The weight reduction is not the product of aggressive foam excavation or a pared-back upper. Instead, Saucony has reformulated its PWRRUN+ midsole, retuning the compound to be lighter and slightly softer without sacrificing its characteristic stability. Stack geometry is unchanged, and the shoe retains the 35mm / 27mm heel-to-forefoot profile that made the Ride 17 legal for most road races. Measured on an Asker C durometer, the new midsole reads 41.3 — a firm number by 2026 standards, but softer than the previous compound, and the on-foot feel is noticeably more forgiving underfoot during extended easy running.

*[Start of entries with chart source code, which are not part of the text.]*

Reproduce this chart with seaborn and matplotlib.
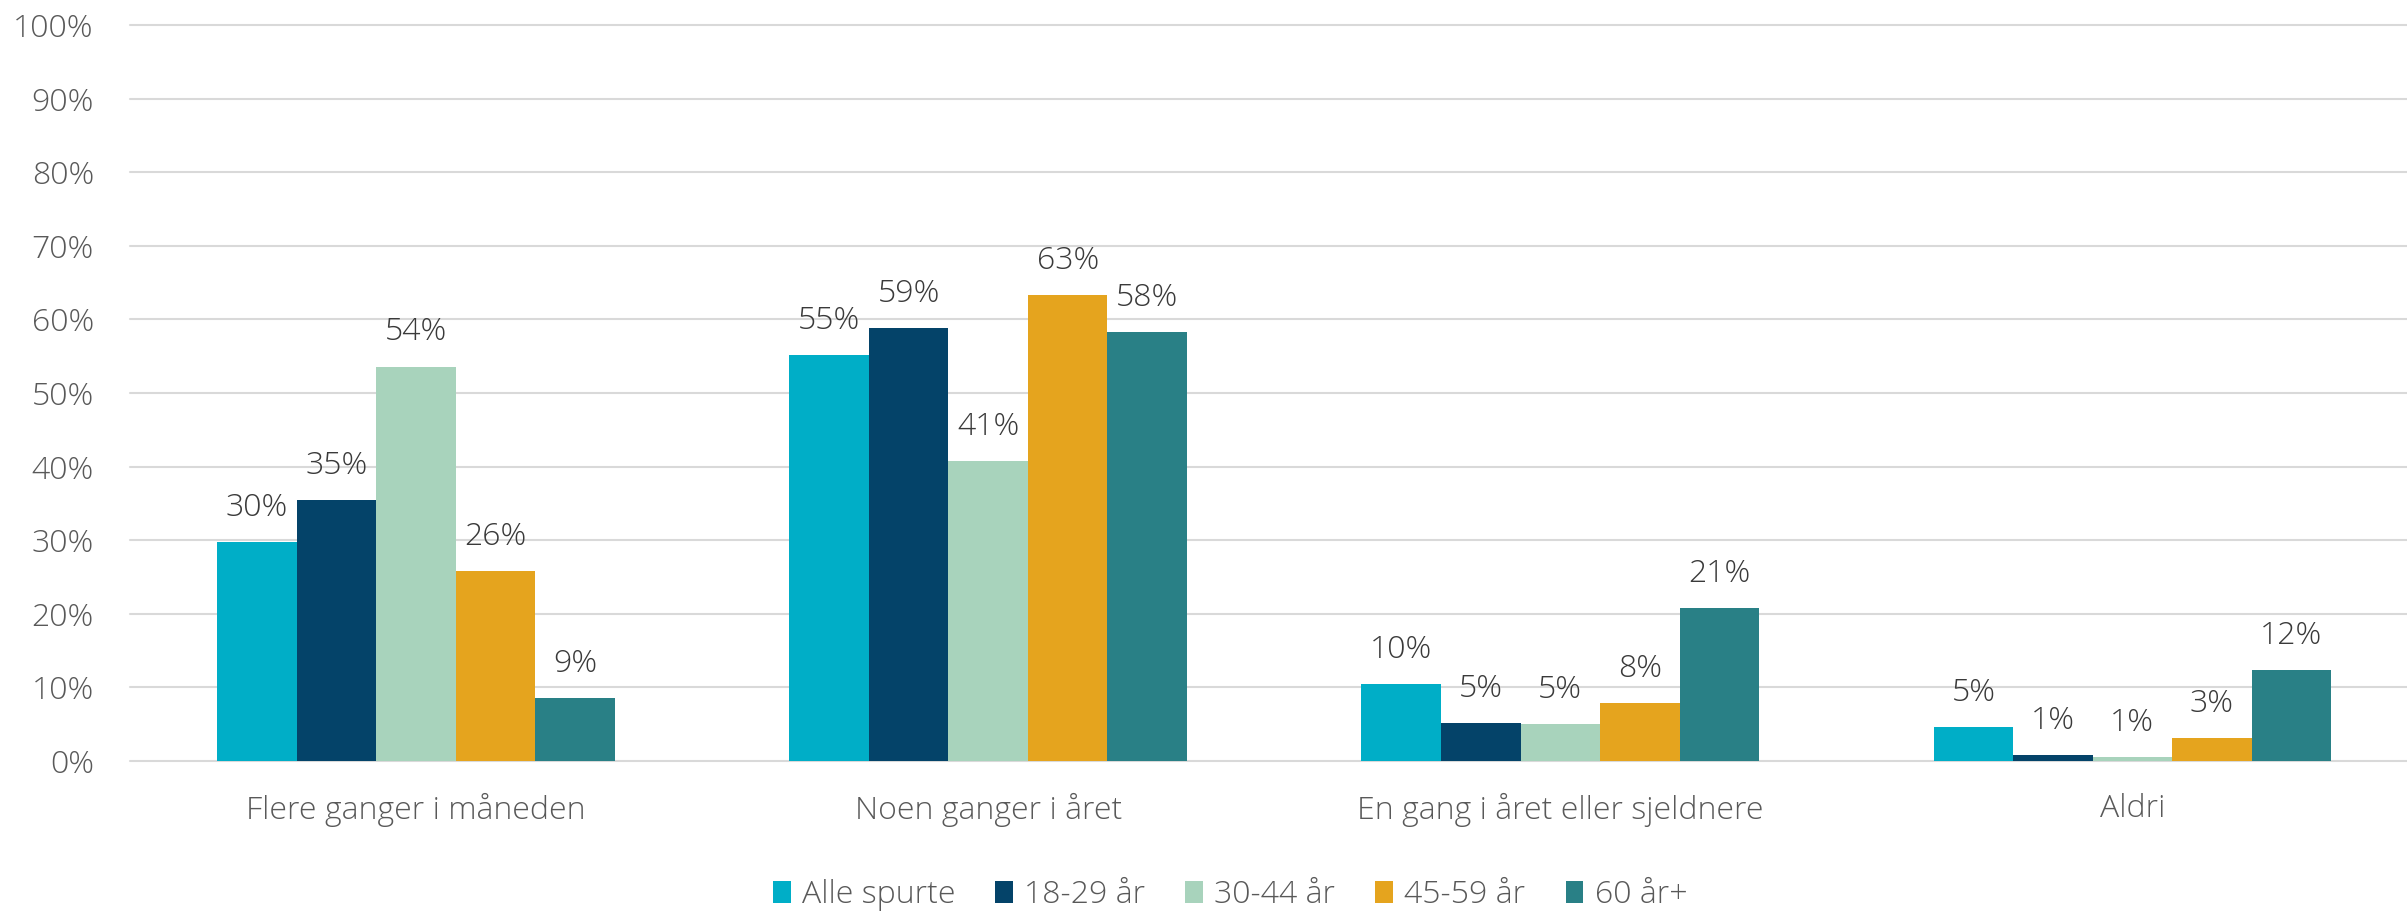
import numpy as np
import pandas as pd
import matplotlib.pyplot as plt
import seaborn as sns

# Data (percent)
categories = ["Flere ganger i måneden", "Noen ganger i året",
              "En gang i året eller sjeldnere", "Aldri"]
groups = ["Alle spurte", "18-29 år", "30-44 år", "45-59 år", "60 år+"]
alle_spurte = [29.8, 55.2, 10.4, 4.6]
age_18_29 = [35.4, 58.8, 5.2, 0.8]
age_30_44 = [53.6, 40.8, 5.0, 0.6]
age_45_59 = [25.8, 63.3, 7.9, 3.1]
age_60_plus = [8.6, 58.3, 20.8, 12.3]
colors = ["#00AEC7", "#044369", "#A8D3BC", "#E5A41E", "#298086"]

series = [alle_spurte, age_18_29, age_30_44, age_45_59, age_60_plus]
df = pd.DataFrame({
    "Kategori": categories * len(groups),
    "Gruppe": [g for g in groups for _ in categories],
    "Andel": [v for s in series for v in s],
})

sns.set_theme(style="white")
plt.rcParams["font.family"] = ["Open Sans", "DejaVu Sans"]
plt.rcParams["font.weight"] = "light"

W, H = 2407, 914
fig, ax = plt.subplots(figsize=(W / 100, H / 100), dpi=100)
fig.subplots_adjust(left=130 / W, right=1.0, top=1 - 25 / H, bottom=1 - 761 / H)

sns.barplot(data=df, x="Kategori", y="Andel", hue="Gruppe", order=categories,
            hue_order=groups, palette=colors, saturation=1, width=0.695,
            linewidth=0, errorbar=None, ax=ax)

# Data labels
for cont, s in zip(ax.containers, series):
    ax.bar_label(cont, labels=[f"{v:.0f}%" for v in s], padding=13,
                 fontsize=23, color="#3a3a3a")

ax.set_ylim(0, 100)
ax.set_xlim(-0.5, 3.48)
ax.set_yticks(range(0, 101, 10))
ax.set_yticklabels([f"{t}%" for t in range(0, 101, 10)])
ax.set_xlabel("")
ax.set_ylabel("")
ax.tick_params(axis="both", length=0, labelsize=23, labelcolor="#595959")
ax.tick_params(axis="y", pad=26)
ax.tick_params(axis="x", pad=23)

ax.set_axisbelow(True)
ax.yaxis.grid(True, color="#d9d9d9", linewidth=1.5)
for line in ax.get_ygridlines():
    line.set_clip_on(False)
for sp in ax.spines.values():
    sp.set_visible(False)

handles, labels = ax.get_legend_handles_labels()
ax.get_legend().remove()
fig.legend(handles, labels, loc="center", bbox_to_anchor=(1230 / W, 1 - 895 / H),
           ncol=5, frameon=False, fontsize=23, labelcolor="#595959",
           handlelength=0.56, handleheight=0.7, handletextpad=0.35,
           columnspacing=1.25, borderaxespad=0)

plt.savefig("out.png", dpi=100)
plt.close()
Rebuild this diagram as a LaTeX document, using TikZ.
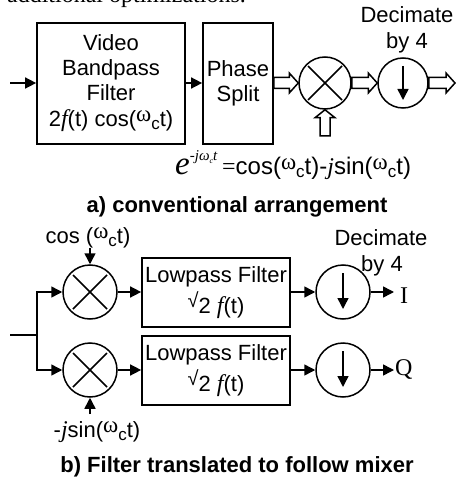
\documentclass[tikz,border=0pt]{standalone}
\usepackage{fontspec}
\setmainfont{Liberation Sans}
\newfontfamily\serifface{Liberation Serif}
\usetikzlibrary{arrows.meta,calc}
\newcommand{\fsym}{{\serifface\itshape\fontsize{24}{25}\selectfont f}}
\newcommand{\jsym}{{\serifface\itshape\fontsize{24}{25}\selectfont j}}
\newcommand{\omc}{\raisebox{5pt}{\serifface\fontsize{23}{24}\selectfont ω}\raisebox{-3pt}{\fontsize{17}{18}\selectfont c}t}
\newcommand{\rootsym}{\raisebox{6pt}{\fontsize{20}{21}\selectfont √}}
\newcommand{\hollowarrow}[4]{%
  \coordinate (h) at ($(#2)!#4pt!(#1)$);
  \draw[hollowline] ($(#1)!#3pt!90:(#2)$) -- ($(h)!#3pt!90:(#2)$) -- ($(h)!10pt!90:(#2)$) -- (#2)
    -- ($(h)!10pt!-90:(#2)$) -- ($(h)!#3pt!-90:(#2)$) -- ($(#1)!#3pt!-90:(#2)$) -- cycle;}
\tikzset{
  x=1pt,y=-1pt,
  every node/.style={font=\fontsize{22}{25}\selectfont,inner sep=0pt},
  blockbox/.style={draw,line width=1.7pt,align=center},
  ring/.style={draw,circle,line width=1.5pt,minimum size=52pt},
  conn/.style={line width=1.5pt,-{Triangle[length=11pt,width=11pt]}},
  plainline/.style={line width=1.5pt},
  hollowline/.style={line width=1.5pt,line join=miter,fill=white},
  label/.style={anchor=base},
  caption/.style={anchor=base,font=\bfseries\fontsize{22}{26}\selectfont},
}
\begin{document}
\begin{tikzpicture}
\useasboundingbox (0,0) rectangle (455,478);
% cropped line of running text at the top
\node[anchor=base east,font=\serifface\fontsize{24}{26}\selectfont] (runin) at (246,3) {additional optimizations.};
% part a
\node[blockbox,minimum width=148pt,minimum height=121pt] (vbf) at (111,83.5) {Video\\Bandpass\\Filter\\[1pt]2\fsym(t) cos(\omc)};
\node[blockbox,minimum width=70pt,minimum height=121pt] (ps) at (238,83.5) {Phase\\Split};
\node[ring] (mixa) at (325,83) {};
\node[ring,minimum size=50pt] (deca) at (403,83) {};
\coordinate (ina) at (10,83);
\coordinate (outa) at (455,83);
\coordinate (loa) at (325,136);
\draw[conn] (ina) -- (vbf.west |- ina);
\draw[conn] (vbf.east |- ina) -- (ps.west |- ina);
\hollowarrow{ps.east |- mixa}{mixa.west}{5.5}{9}
\hollowarrow{mixa.east}{deca.west}{5.5}{9}
\hollowarrow{deca.east}{outa}{5.5}{9}
\hollowarrow{loa}{mixa.south}{5}{8}
\draw[plainline] ($(mixa)+(-17,-17)$) -- ($(mixa)+(17,17)$);
\draw[plainline] ($(mixa)+(-17,17)$) -- ($(mixa)+(17,-17)$);
\draw[conn] ($(deca)+(0,-17)$) -- ($(deca)+(0,17)$);
\node[label] (deca1) at (407,23) {Decimate};
\node[label] (deca2) at (407,49) {by 4};
\node[anchor=base west] (expo) at (175,175) {{\serifface\itshape\fontsize{33}{34}\selectfont e}\raisebox{14pt}{\serifface\itshape\fontsize{15}{16}\selectfont -jω\raisebox{-3pt}{\fontsize{8}{9}\selectfont c}t}};
\node[anchor=base west,font=\fontsize{24}{26}\selectfont] (eq) at (222,175) {{\serifface =}cos(\omc)-\jsym sin(\omc)};
\node[caption] (capa) at (237,212) {a) conventional arrangement};
% part b
\node[ring,minimum size=54pt] (mix1) at (90,292) {};
\node[ring,minimum size=54pt] (mix2) at (90,370) {};
\node[blockbox,minimum width=148pt,minimum height=69pt] (lp1) at (216,292.5) {Lowpass Filter\\[3pt]\rootsym 2 \fsym(t)};
\node[blockbox,minimum width=148pt,minimum height=69pt] (lp2) at (216,370.5) {Lowpass Filter\\[3pt]\rootsym 2 \fsym(t)};
\node[ring,minimum size=54pt] (dec1) at (343,292) {};
\node[ring,minimum size=54pt] (dec2) at (343,370) {};
\coordinate (inb) at (10,335);
\coordinate (jn) at (37,335);
\coordinate (topb) at (90,248);
\coordinate (botb) at (90,414);
\coordinate (outi) at (394,292);
\coordinate (outq) at (394,370);
\draw[plainline] (inb) -- (jn);
\draw[conn] (jn) |- (mix1.west);
\draw[conn] (jn) |- (mix2.west);
\draw[conn] (topb) -- (mix1.north);
\draw[conn] (botb) -- (mix2.south);
\draw[conn] (mix1.east) -- (lp1.west |- mix1);
\draw[conn] (mix2.east) -- (lp2.west |- mix2);
\draw[conn] (lp1.east |- dec1) -- (dec1.west);
\draw[conn] (lp2.east |- dec2) -- (dec2.west);
\draw[conn] (dec1.east) -- (outi);
\draw[conn] (dec2.east) -- (outq);
\foreach \m in {mix1,mix2}{
  \draw[plainline] ($(\m)+(-17,-17)$) -- ($(\m)+(17,17)$);
  \draw[plainline] ($(\m)+(-17,17)$) -- ($(\m)+(17,-17)$);
}
\foreach \m in {dec1,dec2}{
  \draw[conn] ($(\m)+(0,-19)$) -- ($(\m)+(0,17)$);
}
\node[label] (cosl) at (88,243) {cos (\omc)};
\node[label] (sinl) at (97,437) {-\jsym sin(\omc)};
\node[label] (decb1) at (381,245) {Decimate};
\node[label] (decb2) at (382,271) {by 4};
\node[anchor=base west,font=\serifface\fontsize{24}{26}\selectfont] (il) at (400,303) {I};
\node[anchor=base west,font=\serifface\fontsize{24}{26}\selectfont] (ql) at (395,375) {Q};
\node[caption] (capb) at (237,472) {b) Filter translated to follow mixer};
\end{tikzpicture}
\end{document}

The upper is where most of the qualitative improvement sits. Saucony has swapped the tightly-woven jacquard mesh of the Ride 17 for an airier, less structured knit that breathes far better on warm days and grips the midfoot without the pressure points that dogged the previous version. The tongue is thinner but better padded around the throat, and the heel counter has been softened in the Achilles area. None of this is revolutionary, but the cumulative effect is a shoe that disappears on the foot rather than announcing itself, which is what most runners ask of a daily trainer.
On the road the Ride 18 feels best in two places. At conversational easy pace the shoe rolls cleanly, the mild rocker pushing the gait forward without any of the exaggerated tippiness that afflicts some maximalist trainers. At marathon-specific pace it holds its shape well enough to be used as a long-run shoe rather than just a recovery tool, and the forefoot offers enough response to sit comfortably alongside a more aggressive race-day option in a multi-shoe rotation. Its weakness is genuine tempo work, where the midsole's relatively flat rebound profile starts to feel under-powered compared with plated rivals.
In the wider 2026 trainer landscape, the Ride 18 is not trying to be the shoe you run your fastest session in. It is trying to be the shoe you run your highest-mileage week in, and at the price it is almost certainly the best-value neutral daily trainer released this spring. Early testing suggests the outsole durability has not been compromised by the weight-saving programme, and our testers have seen no evidence of early midsole compression at 250 kilometres. For runners who value consistency, adaptability and unfussy comfort over peak responsiveness, the Ride 18 re-asserts Saucony's claim on the workhorse end of the market.